Krisis itu juga yang menyebabkan rakyat menuntut perubahan kepemimpinan. Wacana reformasi pun bergulir, bermula dari diskusi dan aksi di dalam kampus, hingga akhirnya demonstrasi terbuka yang dilakukan mahasiswa di jalan raya. Demonstrasi mahasiswa semakin membesar, terutama setelah terjadi penembakan terhadap mahasiswa yang melakukan demonstrasi di depan Universitas Trisakti. Penembakan yang terjadi pada 12 Mei 1998 itu menewaskan empat mahasiswa Trisakti.

Tragedi Trisakti itu disusul terjadinya kerusuhan yang terjadi di Jakarta dan sejumlah kota besar di Indonesia pada 13 dan 14 Mei 1998. Harian Kompas pada 18 Mei 1998 memberitakan bahwa kerusuhan yang terjadi di Jakarta saja menyebabkan kerugian fisik hingga Rp 2,5 triliun. Buntut penembakan Trisakti adalah semakin beraninya mahasiswa melakukan aksi demonstrasi. Hingga pada 18 Mei 1998, mahasiswa mulai masuk ke pelataran halaman DPR dan menduduki kompleks parlemen tersebut.

Pendudukan gedung DPR/MPR oleh mahasiswa menyebabkan tuntutan mundur tidak hanya disampaikan arus bawah. Pada 18 Mei 1998, pimpinan DPR yang diketuai Harmoko pun meminta Soeharto untuk mundur dari jabatannya.

Internal pemerintahan pun goyah, terutama setelah Menteri Pariwisawata, Seni, dan Budaya Abdul Latief memilih mundur pada 17 Mei 1998. Menurut sumber Kompas, Abdul Latief mundur karena persoalan keluarga. Presiden Soeharto sebenarnya juga menyiapkan sejumlah langkah agar transisi kekuasaan berjalan mulus. Salah satunya, rencana pembentukan Kabinet Reformasi. Namun, rencana itu bahkan tidak didukung sejumlah menteri di kabinet. Kompas memberitakan, 14 menteri bidang ekonomi, keuangan, dan industri (ekuin), menyatakan tidak bersedia duduk dalam Komite Reformasi atau Kabinet Reformasi.
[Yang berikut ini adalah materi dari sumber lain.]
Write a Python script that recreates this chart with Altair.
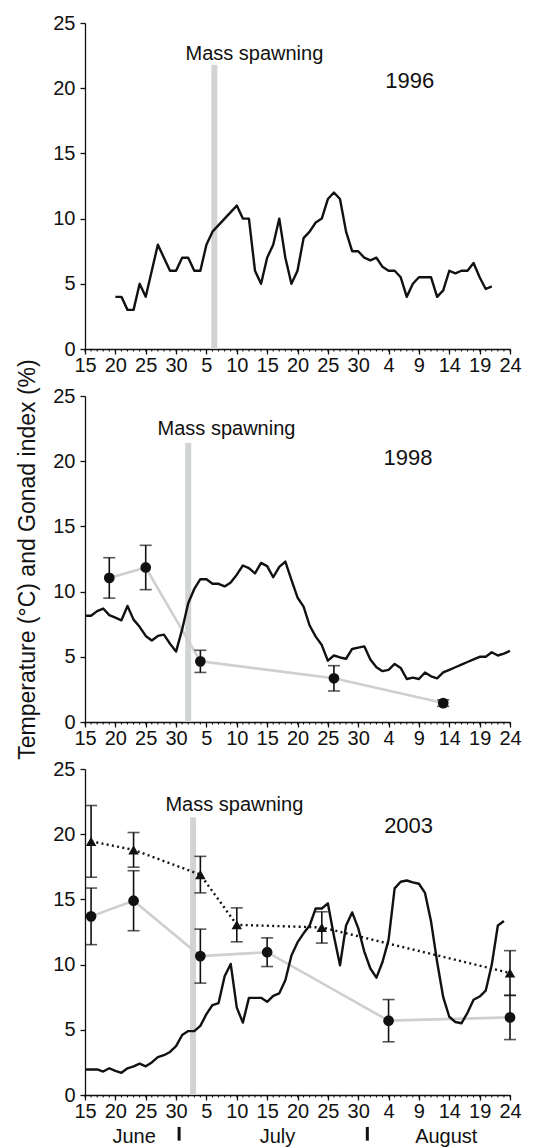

Pernyataan dalam Deklarasi Bappenas itu membuat Soeharto merasa terpukul. Hingga pada 21 Mei 1998, pada pukul 09.00 WIB, Soeharto mengumumkan sebuah keputusan bersejarah. Dari credentials room di Istana Merdeka, Soeharto menyatakan mundur dan menyerahkan kekuasaan kepada BJ Habibie yang saat itu menjabat wakil presiden. Orde Baru yang dibangun Soeharto pun berakhir.